GELORA.CO - Mata Badr Dahlan (30 tahun) membelalak . Ia terus melotot dan seperti kehilangan konsentrasi ketika ditanya oleh wartawan.
Dahlan, merupakan warga Gaza, korban penculikan tentara Zionis menunjukkan tanda-tanda tekanan psikologis setelah menghabiskan satu bulan di sel penyiksaan Israel.
Dahlan muncul dalam kondisi psikologis yang sangat buruk. Ia tidak fokus dan ucapannya kerap tidak teratur, seringkali tergagap, yang menunjukkan gangguan psikologis parah akibat penyiksaan Israel. Kata-katanya juga tidak selaras saat dia kesulitan membentuk kalimat yang koheren.
Ia pun menggambarkan pengalamannya dalam tahanan Israel sebagai sebuah 'mimpi buruk'. Di dalam ruang bawah tanah sel Israel, dia menghadapi beragam pelanggaran dan tindakan penyiksaan sebelum akhirnya dibebaskan pada Kamis (20/6/2024).
Badr mengaku diculik sekitar sebulan yang lalu di Khan Younis di Gaza selatan.“Mereka [tentara Israel] memukuli tangan dan kaki saya,” kata Dahlan dikutip dari TRT World melansir laman Anadolu. "Mereka akan memotong kaki saya."
Dia mengatakan dia tidak mengetahui keberadaan keluarganya dan mendengar dari orang lain bahwa Khan Younis dihancurkan dalam invasi Israel.
Setelah dipindahkan ke Rumah Sakit Shuhada al Aqsa di Deir al Balah di Gaza tengah untuk dirawat setelah dibebaskan, Dahlan merasa seperti akan mati.
Operasi kemanusiaan Gaza
Sementara itu, Wakil Juru Bicara Sekjen Perserikatan Bangsa-Bangsa (PBB) Farhan Haq menyuarakan keprihatinannya atas situasi kemanusiaan di Jalur Gaza. Ia meminta Israel mengizinkan pengiriman bantuan ke wilayah Palestina yang porak-poranda akibat perang sejak 7 Oktober 2023 itu.

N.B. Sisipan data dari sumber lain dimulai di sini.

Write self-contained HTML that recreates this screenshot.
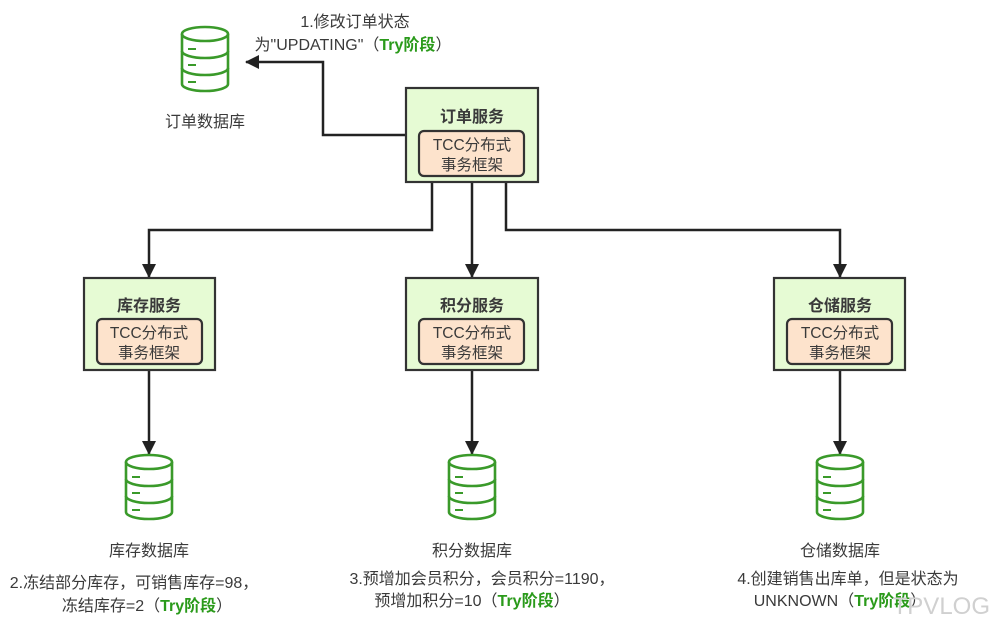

“Operasi kemanusiaan di Gaza harus difasilitasi sepenuhnya dan semua hambatan harus dihilangkan,” kata Farhan Haq kepada wartawan, Kamis (20/6).
Haq menekankan bahwa kendala akses terus sangat melemahkan penyaluran bantuan dan layanan kemanusiaan di Gaza.

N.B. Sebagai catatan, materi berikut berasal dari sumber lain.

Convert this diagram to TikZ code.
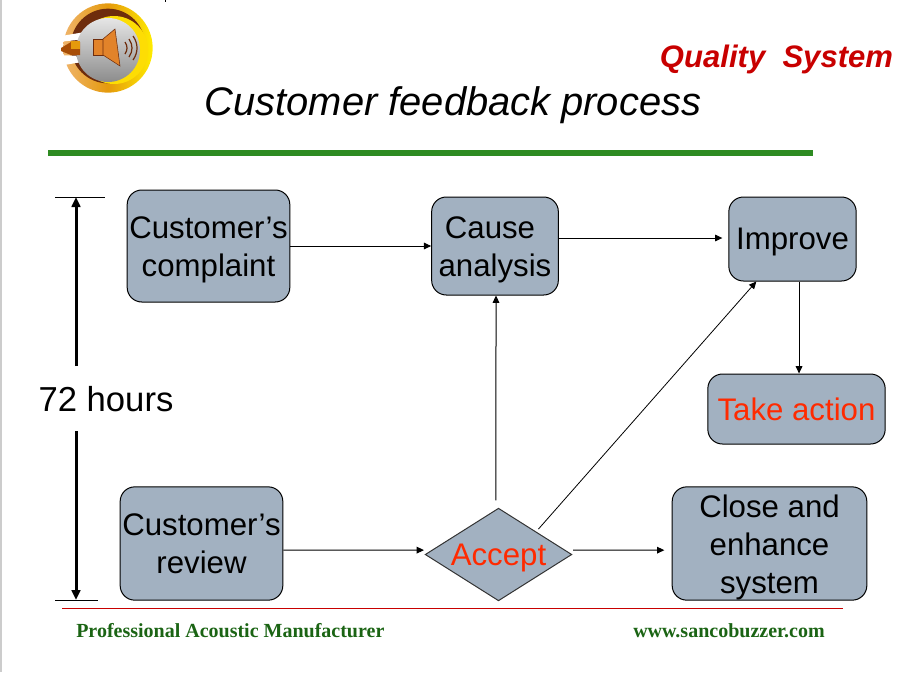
\documentclass[tikz,border=0pt]{standalone}
\usepackage{fontspec}
\setmainfont{Liberation Sans}
\newfontfamily\footfont{Liberation Serif}
\usetikzlibrary{arrows.meta,shapes.geometric}
\definecolor{boxfill}{HTML}{A2B1C1}
\definecolor{acceptred}{HTML}{FF2A00}
\definecolor{headred}{HTML}{C80000}
\definecolor{barGreen}{HTML}{2E8B22}
\definecolor{footgreen}{HTML}{1B6414}
\definecolor{ringgold}{HTML}{E59A0C}
\definecolor{ringpale}{HTML}{EFB46C}
\definecolor{ringbrown}{HTML}{6E2C0C}
\definecolor{horn}{HTML}{E2832A}
\tikzset{
    stepbox/.style={draw=black, line width=0.75pt, fill=boxfill, rounded corners=11pt, inner sep=0pt, align=center, font=\fontsize{23.4}{28.5}\selectfont},
    choice/.style={diamond, draw=black!80, line width=0.75pt, fill=boxfill, inner sep=0pt, aspect=1.58, font=\fontsize{23.4}{28.5}\selectfont, text=acceptred},
    flow/.style={line width=0.75pt, -{Triangle[length=5.5pt, width=5pt]}},
    span/.style={line width=2.25pt, -{Triangle[length=7.5pt, width=6.5pt]}},
    footer/.style={inner sep=0pt, text=footgreen, font=\footfont\bfseries\fontsize{15}{17}\selectfont}
}
\begin{document}
\begin{tikzpicture}[x=0.75pt, y=-0.75pt]
    \useasboundingbox (0, 0) rectangle (902, 672);
    \fill[black!20] (0, 0) rectangle (1.6, 672);
    \draw[line width=0.75pt] (165, 0) -- (165, 2);

    % logo
    \begin{scope}[shift={(108, 48)}, x=0.75pt, y=0.75pt]
        \shade[left color=ringpale, right color=yellow!85!orange, middle color=ringgold] (0, 0) circle[radius=33.5pt];
        \fill[ringbrown] (0, 2) circle[radius=28pt];
        \fill[yellow!80!orange] (6, -2) circle[radius=25.5pt];
        \fill[white] (-50, 11.5) -- (-26, 15.5) -- (-26, 8.5) -- (-50, 6) -- cycle;
        \fill[white] (-50, -7) -- (-26, -8) -- (-26, -14) -- (-50, -18) -- cycle;
        \fill[white] (-50, 6) rectangle (-47, -7);
        \shade[top color=black!10, bottom color=black!45] (0, -2) circle[radius=24pt];
        \fill[ringbrown!60!orange] (-47, 0) -- (-37, 6) -- (-28, 6) -- (-28, -7) -- (-37, -7) -- (-47, -3) -- cycle;
        \fill[ringgold] (-37, 7) rectangle (-28, -1);
        \fill[horn, draw=ringbrown, line width=0.4pt] (-15, 9) rectangle (-5, -7);
        \fill[horn, draw=ringbrown, line width=0.4pt] (-5, 9) -- (7, 19) -- (12, -18) -- (-5, -7) -- cycle;
        \foreach \r/\h in {3/6, 7/9, 11/12}
            \draw[ringbrown, line width=0.9pt] (14 + \r, \h) to[bend left=35] (14 + \r, -\h);
    \end{scope}

    % heading
    \node[inner sep=0pt, text=headred, font=\bfseries\itshape\fontsize{23.3}{28}\selectfont] (system) at (776.5, 59) {Quality\ \ System};
    \node[inner sep=0pt, font=\itshape\fontsize{29.9}{36}\selectfont] (title) at (453, 105) {Customer feedback process};
    \fill[barGreen] (48, 150) rectangle (813, 156);

    % steps
    \node[stepbox, minimum width=122pt, minimum height=84pt] (complaint) at (208.5, 246) {\rule{0pt}{22.4pt}Customer’s\\complaint};
    \node[stepbox, minimum width=95pt, minimum height=73.5pt] (cause) at (495, 246) {\rule{0pt}{22.4pt}Cause\rule{7.5pt}{0pt}\\analysis};
    \node[stepbox, minimum width=95.5pt, minimum height=63pt] (improve) at (792.5, 239) {\raisebox{-2.25pt}[\height][\depth]{Improve}};
    \node[stepbox, minimum width=133pt, minimum height=52.5pt, text=acceptred] (action) at (796.5, 409) {Take action};
    \node[stepbox, minimum width=122pt, minimum height=85pt] (review) at (201.5, 543.5) {Customer’s\\review};
    \node[stepbox, minimum width=146pt, minimum height=85pt] (close) at (769.5, 543.5) {\rule{0pt}{23pt}Close and\\enhance\\system};
    \node[choice, minimum width=110pt, minimum height=69.5pt] (accept) at (498.5, 554.5) {\raisebox{-2.25pt}[\height][\depth]{Accept}};

    % connectors
    \draw[flow] (complaint.east) -- (cause.west);
    \draw[flow] ([yshift=6pt]cause.east) -- ([xshift=-4.5pt, yshift=0.75pt]improve.west);
    \draw[flow] ([xshift=4.9pt]improve.south) -- ([xshift=1.9pt]action.north);
    \draw[flow] ([yshift=-5pt]review.east) -- ([xshift=-0.5pt, yshift=3.3pt]accept.west);
    \draw[flow] ([xshift=-1.9pt, yshift=5.5pt]accept.north) -- ([xshift=0.75pt]cause.south);
    \draw[flow] ([xshift=0.5pt, yshift=3.3pt]accept.east) -- ([xshift=-5.5pt, yshift=-5pt]close.west);
    \draw[flow, line width=0.6pt] ([xshift=2.25pt, yshift=1.5pt]accept.north east) -- ([xshift=21pt]improve.south west);

    % 72 hours
    \node[inner sep=0pt, font=\fontsize{26}{30}\selectfont] (hours) at (106, 399) {72 hours};
    \coordinate (top) at (76, 197);
    \coordinate (bottom) at (76, 600);
    \draw[line width=0.75pt] (55, 197) -- (105, 197);
    \draw[line width=0.75pt] (55, 600) -- (98, 600);
    \draw[span] (76, 366) -- (top);
    \draw[span] (76, 431) -- (bottom);

    % footer
    \draw[headred, line width=0.75pt] (62, 608) -- (843, 608);
    \node[footer, anchor=west] (maker) at (76, 631) {Professional Acoustic Manufacturer};
    \node[footer, anchor=east] (site) at (825, 631) {www.sancobuzzer.com};
\end{tikzpicture}
\end{document}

Dia menambahkan bahwa antara 1-18 Juni, dari 61 misi bantuan kemanusiaan terkoordinasi ke Gaza utara, 28 misi difasilitasi oleh otoritas Israel, delapan misi ditolak aksesnya, 16 misi terhambat, dan sembilan misi dibatalkan karena alasan logistik, operasional, atau keamanan.
Akibatnya, ratusan ribu pengungsi di Gaza selatan menderita karena buruknya akses terhadap tempat tinggal, kesehatan, makanan, air, dan sanitasi.
“Dari tanggal 7 hingga 14 Juni, badan kemanusiaan PBB OCHA memimpin penilaian kemanusiaan di empat lokasi pengungsian di selatan Gaza; Deir al Balah, dua di Khan Younis dan dua di wilayah Al Mawasi di Rafah,” ucap Haq,
Ia menekankan bahwa akses terhadap air sangat rendah dan masyarakat harus mengantri berjam-jam untuk mengambilnya dan terpaksa bergantung pada air laut untuk keperluan rumah tangga.
“Banyak rumah tangga melaporkan hanya makan satu kali setiap hari, bahkan ada yang makan satu kali setiap dua atau tiga hari, sebagian besar bergantung pada roti, berbagi makanan dengan keluarga lain, dan menjatah stok,” tambahnya.
Israel yang mengabaikan resolusi Dewan Keamanan PBB yang menuntut gencatan senjata segera di Jalur Gaza telah menghadapi kecaman internasional di tengah serangannya selama lebih dari delapan bulan di wilayah pesisir tersebut.
Lebih dari 37.350 warga Palestina telah terbunuh di Gaza sejak bulan Oktober. Sebagian besar korban adalah wanita dan anak-anak, dan lebih dari 85.400 lainnya terluka, menurut otoritas kesehatan setempat.